Alexander Campbell is arguably the most influential leader in the history of the American Restoration Movement, which emerged from the Second Great Awakening in the early nineteenth century and sought to reunite Christians by rejecting human creeds, breaking ties with denominations, and rediscovering the essential core Christian beliefs and practices in the Bible alone. Some four million people in a handful of Christian groups today find roots in this movement, including the Christian Church (Disciples of Christ), the Christian Churches/Churches of Christ, the a capella Churches of Christ, and the International Churches of Christ. The earliest major document in this movement was the “Declaration and Address,” written by Alexander’s father, Thomas Campbell.1 In that work the senior Campbell denounced denominationalism as a great evil which divides the body of Christ. In 1832, the group led by the Campbells merged with a similar movement in Kentucky that began under the leadership of an American-born Presbyterian named Barton W. Stone. Thus the terms Restoration Movement and Stone-Campbell Movement have come to be used interchangeably.

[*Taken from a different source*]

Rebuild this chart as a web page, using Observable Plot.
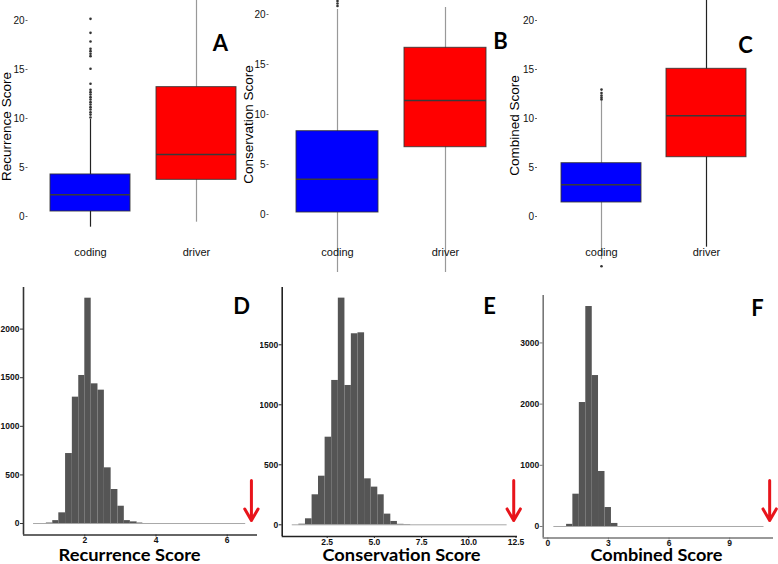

In spite of Stone’s important role, it was Alexander Campbell who gave energy to the movement and defined its doctrines. Educated at the University of Glasgow, he was influenced by English philosopher John Locke and the Scottish Enlightenment, and also by James and Robert Haldane of Scotland, who emphasized a return to original Christianity as found in the NT. His hermeneutical method followed the model formulated by Edward Dering in the late sixteenth century, which also was adopted by various groups interested in detailed patterns of church polity.2 Alexander Campbell was aware of the grammatico-historical approaches to biblical studies applied in Germany and Britain, and he made every attempt to be scientific in his exegetical and hermeneutical methods.3 He became an iconoclast and reformer in the early years of his ministry and was a progressive thinker on issues such as war, education, and slavery. Unfortunately, however, this article can fairly be subtitled “A Case Study in Ambivalence” becau...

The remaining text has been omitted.